NTX uses JAX in two distinct ways.

Differentiable Imported Lane

The imported lane is designed for:

jit
vmap
grad
in-memory scans
NEOPAX coupling

Key entry points:

solve_monoenergetic(...)
solve_monoenergetic_scan(...)
compile_prepared_solver(...)
build_ntx_neopax_scan(...)

Non-Differentiable Throughput Lane

The multiprocess execution path in src/ntx/parallel.py is intentionally not differentiable. It exists to improve throughput on larger production scans by running one worker process per device.

Use this lane when:

scan size is large
throughput matters more than differentiability
device isolation is needed for multi-GPU reliability

Serial, Threaded, And Multiprocess Scan Paths

NTX currently offers three scan styles.

Serial Batched JAX

solve_monoenergetic_scan(...)

default
differentiable
usually the fastest choice for small and medium scans

Single-Process Device-Sharded Scan

solve_monoenergetic_parallel_scan(...)

uses local healthy devices
remains in one process
useful when the local device stack is stable

Multiprocess Scan

solve_monoenergetic_multiprocess_scan(...)

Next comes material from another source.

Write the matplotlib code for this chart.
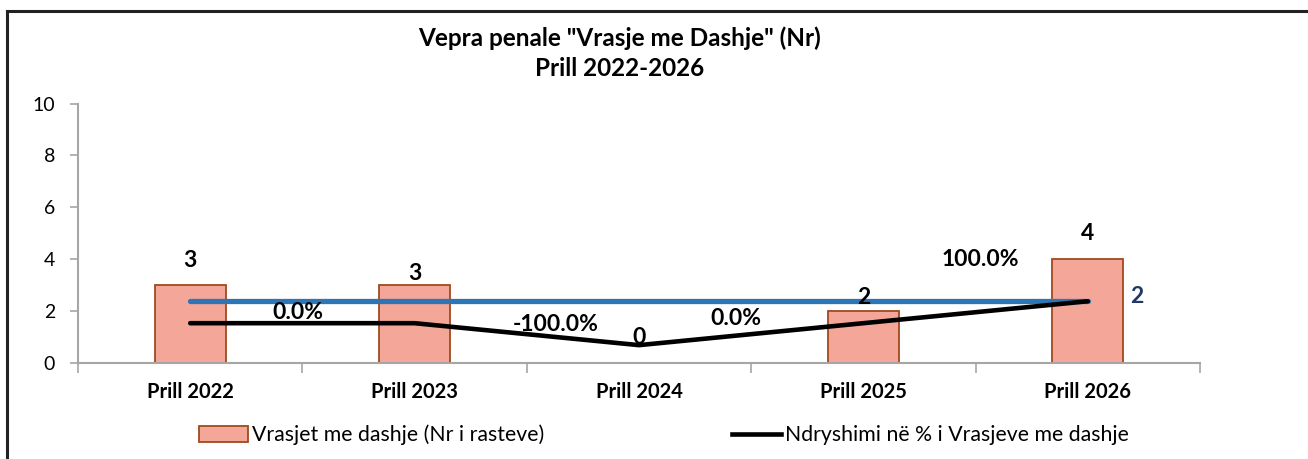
import matplotlib
matplotlib.use("Agg")
import matplotlib.pyplot as plt
from matplotlib.lines import Line2D
from matplotlib.patches import Patch
import numpy as np

plt.rcParams['font.family'] = ['Lato', 'DejaVu Sans']

# ---- data ----
categories = ["Prill 2022", "Prill 2023", "Prill 2024", "Prill 2025", "Prill 2026"]
vrasjet = [3, 3, 0, 2, 4]                       # Vrasjet me dashje (Nr i rasteve)
ndryshimi_pct = [0.0, 0.0, -100.0, 0.0, 100.0]  # Ndryshimi në %
pct_labels_shown = [False, True, True, True, True]
mesatarja = [2.4, 2.4, 2.4, 2.4, 2.4]           # average line
title = 'Vepra penale "Vrasje me Dashje" (Nr)\nPrill 2022-2026'
legend_bar = "Vrasjet me dashje (Nr i rasteve)"
legend_line = "Ndryshimi në % i Vrasjeve me dashje"

# ---- styling / layout ----
bar_face = "#F4A799"
bar_edge = "#9E4A1E"
blue = "#2E75B6"
dark_blue = "#1F3864"
axis_gray = "#A6A6A6"

bar_label_dy = [0.96, 0.46, 0.99, 0.5, 1.0]
pct_label_off = [(0, 0), (-0.52, 0.40), (-0.37, 0.78), (-0.57, 0.17), (-0.48, 1.63)]

fig = plt.figure(figsize=(13.08, 4.59), dpi=100)
ax = fig.add_axes([78/1308, 1-362.7/459, (1200-78)/1308, (362.7-103.7)/459])

x = np.arange(len(categories))
ax.bar(x, vrasjet, width=0.316, color=bar_face, edgecolor=bar_edge, linewidth=1.3, zorder=2)

ax.set_xlim(-0.5, len(categories)-0.5)
ax.set_ylim(0, 10)
ax.set_yticks(np.arange(0, 11, 2))
ax.set_xticks(x)
ax.set_xticklabels(categories, fontweight='bold', fontsize=14.5)
ax.tick_params(axis='x', length=0, pad=14)
ax.set_xticks(np.arange(-0.5, len(categories), 1.0), minor=True)
ax.tick_params(axis='x', which='minor', length=7, color=axis_gray, width=1.2)
ax.tick_params(axis='y', length=6, color=axis_gray, width=1.2, labelsize=14, pad=10.5)
for s in ['top', 'right']:
    ax.spines[s].set_visible(False)
for s in ['left', 'bottom']:
    ax.spines[s].set_color(axis_gray)
    ax.spines[s].set_linewidth(1.5)

# average line
ax.plot(x, mesatarja, color=blue, lw=3.8, solid_capstyle='round', zorder=4)
ax.text(x[-1] + 0.22, mesatarja[-1] + 0.14, f"{mesatarja[-1]:.0f}", color=dark_blue,
        fontweight='bold', fontsize=16.5, ha='center', va='center', zorder=6)

# bar labels
for xi, v, dy in zip(x, vrasjet, bar_label_dy):
    ax.text(xi, v + dy, f"{v}", fontweight='bold', fontsize=16.5, ha='center', va='center', zorder=6)

# secondary axis for percent change
ax2 = ax.twinx()
ax2.set_ylim(-180, 1000)
ax2.axis('off')
ax2.plot(x, ndryshimi_pct, color='black', lw=3.3, solid_capstyle='round',
         solid_joinstyle='round', zorder=5)
ax2.set_xlim(ax.get_xlim())

# pct labels (positioned in primary coordinates)
for xi, p, show, (dx, dy) in zip(x, ndryshimi_pct, pct_labels_shown, pct_label_off):
    if not show:
        continue
    ydisp = ax2.transData.transform((xi, p))
    yprim = ax.transData.inverted().transform(ydisp)[1]
    ax.text(xi + dx, yprim + dy, f"{p:.1f}%", fontweight='bold', fontsize=16.5,
            ha='center', va='center', zorder=7)

# title
fig.text(620/1308, 1-38/459, title.split("\n")[0], ha='center', va='center',
         fontweight='bold', fontsize=17.5)
fig.text(620/1308, 1-69/459, title.split("\n")[1], ha='center', va='center',
         fontweight='bold', fontsize=17.5)

# legend
handles = [Patch(facecolor=bar_face, edgecolor=bar_edge, linewidth=1.3),
           Line2D([0], [0], color='black', lw=3.3)]
leg = fig.legend(handles, [legend_bar, legend_line], loc='center', ncol=2,
                 bbox_to_anchor=(664/1308, 1-435/459), frameon=False, fontsize=15.3,
                 handlelength=2.3, handletextpad=0.2, columnspacing=8.8,
                 handleheight=0.8)

# outer border (top and left)
fig.add_artist(Line2D([7/1308, 1.0], [1-10.5/459, 1-10.5/459], color='#222222', lw=2.2,
                      transform=fig.transFigure))
fig.add_artist(Line2D([7/1308, 7/1308], [0.0, 1-10.5/459], color='#222222', lw=2.2,
                      transform=fig.transFigure))

fig.savefig("out.png", dpi=100)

one worker process per CPU or GPU device
robust for multi-GPU isolation
best treated as the throughput lane for larger jobs

The measured crossover behavior is summarized in Performance.

Convergence Guidance

The thesis shows that the hardest part of the solve is often D31 at low collisionality. NTX therefore follows the same practical logic:

converge N_xi first at low \hat \nu
then increase N_theta and N_zeta until D31 is stable
check |D13 + D31| as an Onsager sanity test

The W7-X and CIEMAT-QI studies in the thesis suggest that low-collisionality production runs can require N_xi in the 140-180 range and significantly larger angular grids than the bundled examples.

The bundled examples are intentionally smaller because they are meant for:

quick inspection
tests
documentation
figure generation

not for final production convergence claims on arbitrary equilibria.